WORK INSTRUCTIONS –
Which lines hold the word "this"? Copy each of them from the material.

━━━━━ ENTRIES ━━━━━

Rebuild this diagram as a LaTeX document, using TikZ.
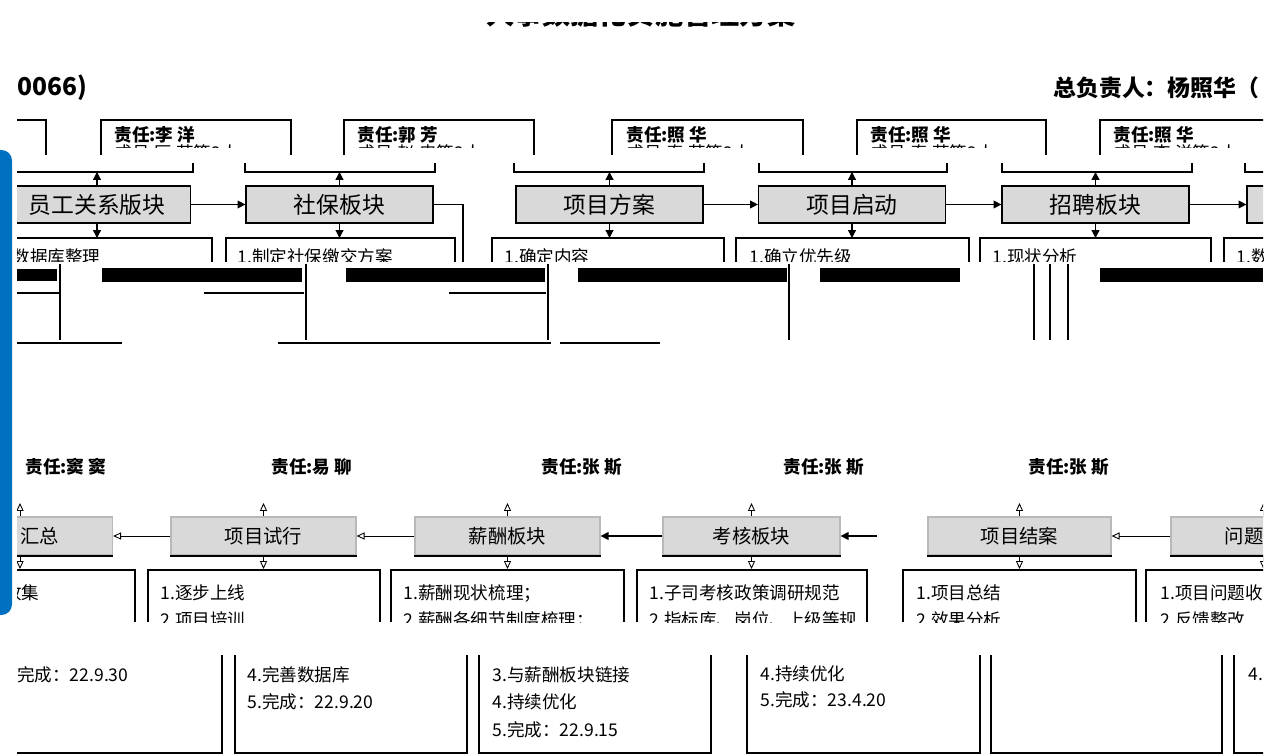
\documentclass[tikz,border=0pt]{standalone}
\usepackage{fontspec}
\setmainfont{Noto Sans CJK SC}
\usetikzlibrary{arrows.meta,positioning}
\definecolor{blkgray}{RGB}{217,217,217}
\definecolor{sidebar}{RGB}{0,112,192}
\tikzset{
  blk/.style={draw, fill=blkgray, minimum width=3.74cm, minimum height=0.74cm, inner sep=0pt, font=\fontsize{13}{15}\selectfont},
  blkb/.style={draw=gray!55, fill=blkgray, minimum width=3.7cm, minimum height=0.76cm, inner sep=0pt, font=\fontsize{11}{13}\selectfont},
  txt/.style={anchor=west, inner sep=0pt, font=\fontsize{10}{12}\selectfont},
  resp/.style={anchor=west, inner sep=0pt, font=\bfseries\fontsize{10}{12}\selectfont},
  fwd/.style={-{Triangle[length=4.5pt,width=4.5pt]}},
  hol/.style={-{Triangle[open,length=4.5pt,width=4pt]}, line width=0.5pt},
}
\begin{document}
\begin{tikzpicture}[x=0.02cm,y=-0.02cm,line width=0.7pt]
\useasboundingbox (0,0) rectangle (1281,756);
% side bar
\begin{scope}
\clip (0,0) rectangle (12,756);
\fill[sidebar,rounded corners=6pt] (-20,150) rectangle (12,615);
\end{scope}

\begin{scope}
\clip (17,0) rectangle (1263,756);
% title (only its lower edge shows)
\begin{scope}
\clip (470,23) rectangle (810,29);
\node[font=\bfseries\fontsize{16}{18}\selectfont] (title) at (641,14) {人事数据化实施管理方案};
\end{scope}
\node[anchor=west, inner sep=0pt, font=\bfseries\fontsize{14}{16}\selectfont] (code) at (17,88) {0066)};
\node[anchor=west, inner sep=0pt, font=\bfseries\fontsize{13}{15}\selectfont] (lead) at (1053,88) {总负责人：杨照华（};

% upper row
\node[blk] (b1) at (97,204.5) {员工关系版块};
\node[blk] (b2) at (339.5,204.5) {社保板块};
\node[blk] (b3) at (609.5,204.5) {项目方案};
\node[blk] (b4) at (852,204.5) {项目启动};
\node[blk] (b5) at (1095.5,204.5) {招聘板块};
\node[blk] (b6) at (1340.5,204.5) {};
\draw[fwd] (b1) -- (b2);
\draw[fwd] (b3) -- (b4);
\draw[fwd] (b4) -- (b5);
\draw[fwd] (b5) -- (b6);
\coordinate (k1) at (463,204.5);
\coordinate (k2) at (463,262);
\draw (b2.east) -- (k1) -- (k2);

% responsibility boxes
\draw (17,120) -- (46,120) -- (46,155);
\foreach \l/\r in {101/291,344/534,612/803,857/1046,1100/1291}
  \draw (\l,155) -- (\l,120) -- (\r,120) -- (\r,155);
\begin{scope}
\clip (0,100) rectangle (1300,148);
\node[resp] (r1) at (114,135) {责任:李 洋};
\node[resp] (r2) at (357,135) {责任:郭 芳};
\node[resp] (r3) at (626,135) {责任:照 华};
\node[resp] (r4) at (870,135) {责任:照 华};
\node[resp] (r5) at (1113,135) {责任:照 华};
\node[txt] (m1) at (114,153) {成员:匡 芳等2人};
\node[txt] (m2) at (357,153) {成员:赵 忠等2人};
\node[txt] (m3) at (626,153) {成员:秦 芳等2人};
\node[txt] (m4) at (870,153) {成员:秦 芳等2人};
\node[txt] (m5) at (1113,153) {成员:李 洋等2人};
\end{scope}
\draw (17,172) -- (193,172) -- (193,163);
\foreach \l/\r in {245/435,514/704,759/947,1002/1192,1245/1435}
  \draw (\l,163) -- (\l,172) -- (\r,172) -- (\r,163);

% detail boxes, upper row
\draw (17,238) -- (212,238) -- (212,262);
\foreach \l/\r in {226/455,492/724,736/969,980/1211,1224/1455}
  \draw (\l,262) -- (\l,238) -- (\r,238) -- (\r,262);
\foreach \n/\x in {1/97,2/339.5,3/609.5,4/852,5/1095.5} {
  \coordinate (u\n) at (\x,172);
  \coordinate (d\n) at (\x,238);
  \draw[fwd] (b\n.north) -- (u\n);
  \draw[fwd] (b\n.south) -- (d\n);
}
\begin{scope}
\clip (0,230) rectangle (1300,262);
\node[txt] (p1) at (12,257) {数据库整理};
\node[txt] (p2) at (237,257) {1.制定社保缴交方案};
\node[txt] (p3) at (504,257) {1.确定内容};
\node[txt] (p4) at (749,257) {1.确立优先级};
\node[txt] (p5) at (992,257) {1.现状分析};
\node[txt] (p6) at (1236,257) {1.数};
\end{scope}

% broken band
\fill (17,269) rectangle (57,281);
\fill (102,268) rectangle (302,282);
\fill (346,268) rectangle (545,282);
\fill (578,268) rectangle (787,282);
\fill (820,268) rectangle (960,282);
\fill (1100,268) rectangle (1263,282);
\foreach \x in {60,306,548,789,1034,1050,1068}
  \draw[line width=1.4pt] (\x,264) -- (\x,340);
\draw[line width=1.4pt] (17,293) -- (60,293) (204,293) -- (304,293) (449,293) -- (546,293);
\draw (17,343) -- (122,343) (278,343) -- (551,343) (560,343) -- (660,343);

% lower row
\foreach \x/\t in {25/责任:窦 窦,271/责任:易 聊,541/责任:张 斯,783/责任:张 斯,1028/责任:张 斯}
  \node[resp] at (\x,467) {\t};
\node[blkb] (c1) at (20,536) {\phantom{数据}汇总};
\node[blkb] (c2) at (263.5,536) {项目试行};
\node[blkb] (c3) at (507.5,536) {薪酬板块};
\node[blkb, minimum width=3.54cm] (c4) at (751.5,536) {考核板块};
\node[blkb, minimum width=3.66cm] (c5) at (1019.5,536) {项目结案};
\node[blkb] (c6) at (1263.5,536) {问题\phantom{反馈}};
\foreach \c in {c1,c2,c3,c4,c5,c6}
  \draw[line width=1.1pt] (\c.south west) -- (\c.south east);
\draw[hol] (c2) -- (c1);
\draw[hol] (c3) -- (c2);
\draw[fwd] (c4) -- (c3);
\coordinate (c4in) at (877,536);
\draw[fwd] (c4in) -- (c4);
\draw[hol] (c6) -- (c5);
\foreach \n/\x in {1/20,2/263.5,3/507.5,4/751.5,5/1019.5,6/1263.5} {
  \coordinate (v\n) at (\x,503);
  \coordinate (w\n) at (\x,569);
  \draw[hol] (c\n.north) -- (v\n);
  \draw[hol] (c\n.south) -- (w\n);
}

% detail boxes, lower row
\draw (17,570) -- (135,570) -- (135,622);
\foreach \l/\r in {148/380,391/624,637/867,903/1136,1146/1378}
  \draw (\l,622) -- (\l,570) -- (\r,570) -- (\r,622);
\begin{scope}
\clip (0,560) rectangle (1300,622);
\node[txt, anchor=east] (q1) at (40,593) {收集};
\node[txt] (q2) at (160,593) {1.逐步上线};
\node[txt] (q3) at (403,593) {1.薪酬现状梳理；};
\node[txt] (q4) at (649,593) {1.子司考核政策调研规范};
\node[txt] (q5) at (916,593) {1.项目总结};
\node[txt] (q6) at (1160,593) {1.项目问题收};
\node[txt] at (160,620) {2.项目培训};
\node[txt] at (403,620) {2.薪酬各细节制度梳理；};
\node[txt] at (649,620) {2.指标库、岗位、上级等规};
\node[txt] at (916,620) {2.效果分析};
\node[txt] at (1160,620) {2.反馈整改};
\end{scope}
\draw (222,655) -- (222,753) -- (17,753);
\foreach \l/\r in {235/467,479/711,747/980,991/1222,1234/1466}
  \draw (\l,655) -- (\l,753) -- (\r,753) -- (\r,655);
\node[txt] (s1) at (2,675) {5.完成：22.9.30};
\node[txt] (s2) at (247,675) {4.完善数据库};
\node[txt] at (247,702) {5.完成：22.9.20};
\node[txt] (s3) at (492,675) {3.与薪酬板块链接};
\node[txt] at (492,702) {4.持续优化};
\node[txt] at (492,730) {5.完成：22.9.15};
\node[txt] (s4) at (760,674) {4.持续优化};
\node[txt] at (760,700) {5.完成：23.4.20};
\node[txt] (s6) at (1248,674) {4.};
\end{scope}
\end{tikzpicture}
\end{document}
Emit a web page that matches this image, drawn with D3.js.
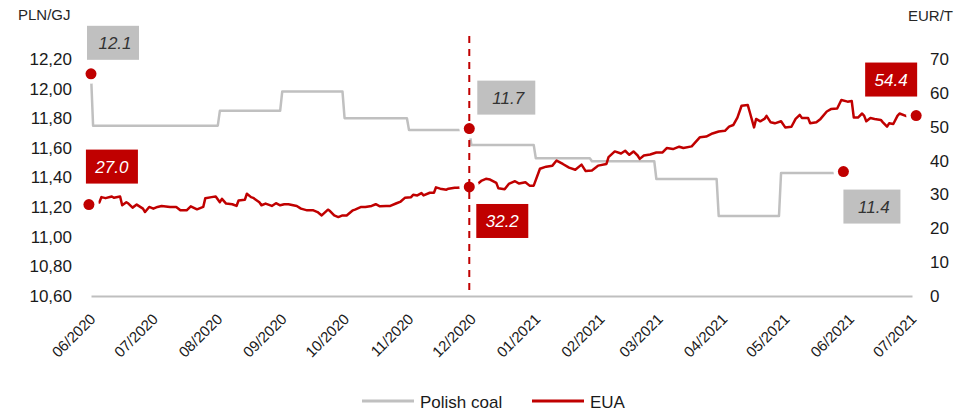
<!DOCTYPE html>
<html lang="en">
<head>
<meta charset="UTF-8">
<title>Polish coal vs EUA</title>
<script src="https://cdn.jsdelivr.net/npm/d3@7/dist/d3.min.js"></script>
<style>
  body { margin: 0; background: #fff; }
  text { font-family: "Liberation Sans", Arial, sans-serif; }
</style>
</head>
<body>
<div id="container"></div>
<script>
// EUA price, EUR/t (right axis)
const euaData = [
  ["2020-05-31",27.0],["2020-06-05",27.6],["2020-06-06",29.2],["2020-06-08",28.9],["2020-06-11",29.4],
  ["2020-06-12",29.0],["2020-06-15",29.4],["2020-06-16",26.8],["2020-06-18",27.7],["2020-06-19",27.3],
  ["2020-06-21",26.1],["2020-06-23",27.0],["2020-06-26",25.8],["2020-06-27",24.8],["2020-06-29",26.3],
  ["2020-07-01",25.8],["2020-07-03",26.3],["2020-07-05",26.6],["2020-07-09",26.3],["2020-07-12",26.3],
  ["2020-07-14",25.3],["2020-07-17",25.3],["2020-07-19",26.5],["2020-07-22",25.6],["2020-07-25",26.3],
  ["2020-07-26",28.9],["2020-07-29",29.2],["2020-07-31",29.4],["2020-08-02",27.7],["2020-08-03",28.7],
  ["2020-08-05",27.3],["2020-08-08",27.1],["2020-08-10",26.6],["2020-08-11",28.2],["2020-08-14",28.4],
  ["2020-08-15",30.2],["2020-08-17",29.2],["2020-08-18",29.0],["2020-08-21",27.7],["2020-08-22",26.8],
  ["2020-08-24",27.3],["2020-08-27",26.6],["2020-08-29",27.4],["2020-08-31",26.8],["2020-09-02",27.1],
  ["2020-09-04",27.1],["2020-09-08",26.6],["2020-09-10",25.8],["2020-09-13",25.3],["2020-09-16",25.3],
  ["2020-09-18",24.8],["2020-09-20",23.8],["2020-09-23",25.5],["2020-09-24",25.1],["2020-09-26",23.8],
  ["2020-09-28",23.3],["2020-09-30",23.8],["2020-10-02",23.8],["2020-10-05",25.3],["2020-10-06",25.5],
  ["2020-10-09",26.3],["2020-10-11",26.3],["2020-10-14",26.6],["2020-10-16",27.1],["2020-10-18",26.5],
  ["2020-10-21",26.6],["2020-10-23",26.6],["2020-10-26",27.4],["2020-10-28",27.9],["2020-10-30",29.0],
  ["2020-11-02",29.2],["2020-11-03",29.9],["2020-11-05",29.7],["2020-11-07",30.4],["2020-11-08",29.7],
  ["2020-11-11",30.5],["2020-11-13",30.5],["2020-11-14",32.1],["2020-11-16",31.7],["2020-11-19",31.4],
  ["2020-11-20",31.7],["2020-11-23",32.0],["2020-11-24",32.0],["2020-11-30",32.2],["2020-12-04",33.1],
  ["2020-12-06",34.1],["2020-12-08",34.6],["2020-12-10",34.4],["2020-12-13",33.4],["2020-12-14",31.8],
  ["2020-12-17",31.5],["2020-12-19",33.1],["2020-12-22",33.9],["2020-12-24",33.2],["2020-12-27",33.6],
  ["2020-12-29",32.6],["2020-12-31",32.6],["2021-01-03",37.6],["2021-01-06",38.2],["2021-01-09",38.5],
  ["2021-01-11",40.0],["2021-01-14",39.0],["2021-01-17",37.9],["2021-01-20",37.3],["2021-01-23",38.8],
  ["2021-01-25",36.9],["2021-01-28",37.1],["2021-01-30",38.0],["2021-01-31",38.5],["2021-02-04",39.0],
  ["2021-02-05",41.0],["2021-02-08",42.7],["2021-02-11",42.1],["2021-02-13",42.9],["2021-02-15",41.7],
  ["2021-02-17",42.7],["2021-02-19",41.5],["2021-02-20",40.5],["2021-02-22",41.5],["2021-02-25",41.8],
  ["2021-02-28",42.4],["2021-03-03",42.4],["2021-03-05",43.7],["2021-03-08",43.4],["2021-03-11",44.1],
  ["2021-03-13",43.7],["2021-03-17",44.2],["2021-03-21",46.9],["2021-03-24",47.1],["2021-03-27",48.0],
  ["2021-03-30",48.6],["2021-04-02",48.8],["2021-04-04",50.0],["2021-04-06",50.5],["2021-04-08",52.7],
  ["2021-04-10",56.2],["2021-04-13",56.4],["2021-04-14",54.2],["2021-04-16",49.8],["2021-04-17",52.3],
  ["2021-04-19",51.6],["2021-04-21",52.3],["2021-04-22",53.2],["2021-04-24",51.3],["2021-04-26",51.0],
  ["2021-04-29",51.6],["2021-05-01",49.8],["2021-05-04",50.0],["2021-05-06",52.3],["2021-05-08",53.5],
  ["2021-05-09",52.6],["2021-05-12",52.6],["2021-05-13",51.0],["2021-05-16",51.3],["2021-05-18",52.3],
  ["2021-05-21",54.5],["2021-05-23",55.2],["2021-05-26",55.4],["2021-05-28",57.9],["2021-05-31",57.4],
  ["2021-06-02",57.6],["2021-06-03",52.7],["2021-06-05",52.7],["2021-06-07",53.9],["2021-06-08",53.2],
  ["2021-06-09",51.6],["2021-06-11",52.6],["2021-06-13",52.3],["2021-06-16",52.0],["2021-06-17",51.3],
  ["2021-06-19",50.0],["2021-06-20",51.0],["2021-06-22",50.8],["2021-06-24",53.2],["2021-06-25",53.9],
  ["2021-06-28",53.2],["2021-07-03",53.3]
];

// Polish coal price, PLN/GJ (left axis) - monthly steps
const coalData = [
  ["2020-06-01",12.10],["2020-06-02",11.75],["2020-08-01",11.75],["2020-08-02",11.85],
  ["2020-08-31",11.85],["2020-09-01",11.98],["2020-09-30",11.98],["2020-10-01",11.80],
  ["2020-10-31",11.80],["2020-11-01",11.72],["2020-11-30",11.72],["2020-12-01",11.62],
  ["2020-12-31",11.62],["2021-01-01",11.53],["2021-01-27",11.53],["2021-01-28",11.51],
  ["2021-02-27",11.51],["2021-02-28",11.39],["2021-03-29",11.39],["2021-03-30",11.14],
  ["2021-04-28",11.14],["2021-04-29",11.43],["2021-05-29",11.43]
];

// highlighted points: date, value, label text
const coalMarkers = [["2020-06-01",12.10,"12.1"],["2020-11-30",11.73,"11.7"],["2021-05-29",11.44,"11.4"]];
const euaMarkers = [["2020-05-31",27.0,"27.0"],["2020-11-30",32.2,"32.2"],["2021-07-03",53.3,"54.4"]];
const markerDate = "2020-11-30";

const leftTicks = [10.6,10.8,11.0,11.2,11.4,11.6,11.8,12.0,12.2];
const rightTicks = [0,10,20,30,40,50,60,70];
const monthTicks = ["2020-06-01","2020-07-01","2020-08-01","2020-09-01","2020-10-01","2020-11-01","2020-12-01",
  "2021-01-01","2021-02-01","2021-03-01","2021-04-01","2021-05-01","2021-06-01","2021-07-01"];
const seriesNames = ["Polish coal","EUA"];

const RED = "#c00000", GREY = "#c0c0c0";
const parse = d3.timeParse("%Y-%m-%d");

let svg = d3.select("#container").append("svg")
  .attr("width", 973).attr("height", 414)
  .style("background-color", "#fff");

let x = d3.scaleTime()
  .domain([parse("2020-06-01"), parse("2021-07-01")])
  .range([91, 912]);
let yL = d3.scaleLinear().domain([10.6, 12.2]).range([296, 59]);
let yR = d3.scaleLinear().domain([0, 70]).range([296, 59]);

let comma = v => d3.format(".2f")(v).replace(".", ",");

// x axis
let xAxis = svg.append("g")
  .attr("transform", "translate(0,296)")
  .call(d3.axisBottom(x).tickValues(monthTicks.map(parse)).tickFormat(d3.timeFormat("%m/%Y")).tickSize(0).tickSizeOuter(0));
xAxis.select(".domain").attr("stroke", "#bfbfbf").attr("stroke-width", 2);
xAxis.selectAll("text")
  .attr("y", 0).attr("dy", 0)
  .attr("transform", "translate(5,24) rotate(-45)")
  .style("text-anchor", "end")
  .style("font-size", "15px")
  .attr("fill", "#1a1a1a");

// left axis
let lAxis = svg.append("g")
  .attr("transform", "translate(91,0)")
  .call(d3.axisLeft(yL).tickValues(leftTicks).tickFormat(comma).tickSize(0).tickPadding(19));
lAxis.select(".domain").remove();
lAxis.selectAll("text").style("font-size", "17px").attr("fill", "#1a1a1a");

// right axis
let rAxis = svg.append("g")
  .attr("transform", "translate(912,0)")
  .call(d3.axisRight(yR).tickValues(rightTicks).tickSize(0).tickPadding(18));
rAxis.select(".domain").remove();
rAxis.selectAll("text").style("font-size", "17px").attr("fill", "#1a1a1a");

svg.append("text").attr("x", 18).attr("y", 20).text("PLN/GJ")
  .style("font-size", "15px").attr("fill", "#262626");
svg.append("text").attr("x", 908).attr("y", 21).text("EUR/T")
  .style("font-size", "15px").attr("fill", "#262626");

// lines
let coalLine = d3.line().x(d => x(parse(d[0]))).y(d => yL(d[1]));
let euaLine = d3.line().x(d => x(parse(d[0]))).y(d => yR(d[1]));

svg.append("path").datum(coalData)
  .attr("d", coalLine)
  .attr("fill", "none").attr("stroke", GREY).attr("stroke-width", 2.5)
  .attr("stroke-linejoin", "round");
svg.append("path").datum(euaData)
  .attr("d", euaLine)
  .attr("fill", "none").attr("stroke", RED).attr("stroke-width", 2.5)
  .attr("stroke-linejoin", "round");

let points = coalMarkers.map(m => ({cx: x(parse(m[0])), cy: yL(m[1]), label: m[2], kind: "coal"}))
  .concat(euaMarkers.map(m => ({cx: x(parse(m[0])), cy: yR(m[1]), label: m[2], kind: "eua"})));

// white halos around highlighted points
svg.selectAll("circle.halo").data(points).enter().append("circle")
  .attr("class", "halo")
  .attr("cx", d => d.cx).attr("cy", d => d.cy).attr("r", 10)
  .attr("fill", "#fff");

// vertical dashed marker
svg.append("line")
  .attr("x1", x(parse(markerDate))).attr("x2", x(parse(markerDate)))
  .attr("y1", 36).attr("y2", 296)
  .attr("stroke", RED).attr("stroke-width", 2)
  .attr("stroke-dasharray", "7,6");

svg.selectAll("circle.dot").data(points).enter().append("circle")
  .attr("class", "dot")
  .attr("cx", d => d.cx).attr("cy", d => d.cy).attr("r", 5.5)
  .attr("fill", RED);

// label boxes (offset from each point)
const boxOffsets = [
  {dx: -4, dy: -48, w: 52},   // coal start
  {dx: 8, dy: -48, w: 58},    // coal Nov
  {dx: 0, dy: 18, w: 57},     // coal end
  {dx: -3, dy: -55, w: 52},   // eua start
  {dx: 7, dy: 17, w: 52},     // eua Nov
  {dx: -51, dy: -53, w: 52}   // eua end
];
let boxes = svg.selectAll("g.lbl").data(points).enter().append("g")
  .attr("class", "lbl")
  .attr("transform", (d, i) => "translate(" + (d.cx + boxOffsets[i].dx) + "," + (d.cy + boxOffsets[i].dy) + ")");
boxes.append("rect")
  .attr("width", (d, i) => boxOffsets[i].w).attr("height", 34)
  .attr("fill", d => d.kind === "coal" ? GREY : RED);
boxes.append("text")
  .attr("x", (d, i) => boxOffsets[i].w / 2 + (d.kind === "coal" ? 2 : 0)).attr("y", 23)
  .attr("text-anchor", "middle")
  .style("font-size", "17px").style("font-style", "italic")
  .attr("fill", d => d.kind === "coal" ? "#333" : "#fff")
  .text(d => d.label);

// legend
let legend = svg.append("g");
let legendX = [362, 532];
let legendColors = [GREY, RED];
seriesNames.forEach((name, i) => {
  legend.append("line")
    .attr("x1", legendX[i]).attr("x2", legendX[i] + 52)
    .attr("y1", 401).attr("y2", 401)
    .attr("stroke", legendColors[i]).attr("stroke-width", 3);
  legend.append("text")
    .attr("x", legendX[i] + 58).attr("y", 407.5)
    .text(name)
    .style("font-size", "17px").attr("fill", "#1a1a1a");
});
</script>
</body>
</html>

━━━━━

EXERCISE OUTPUT –
Rebuild this diagram as a LaTeX document, using TikZ.
Emit a web page that matches this image, drawn with D3.js.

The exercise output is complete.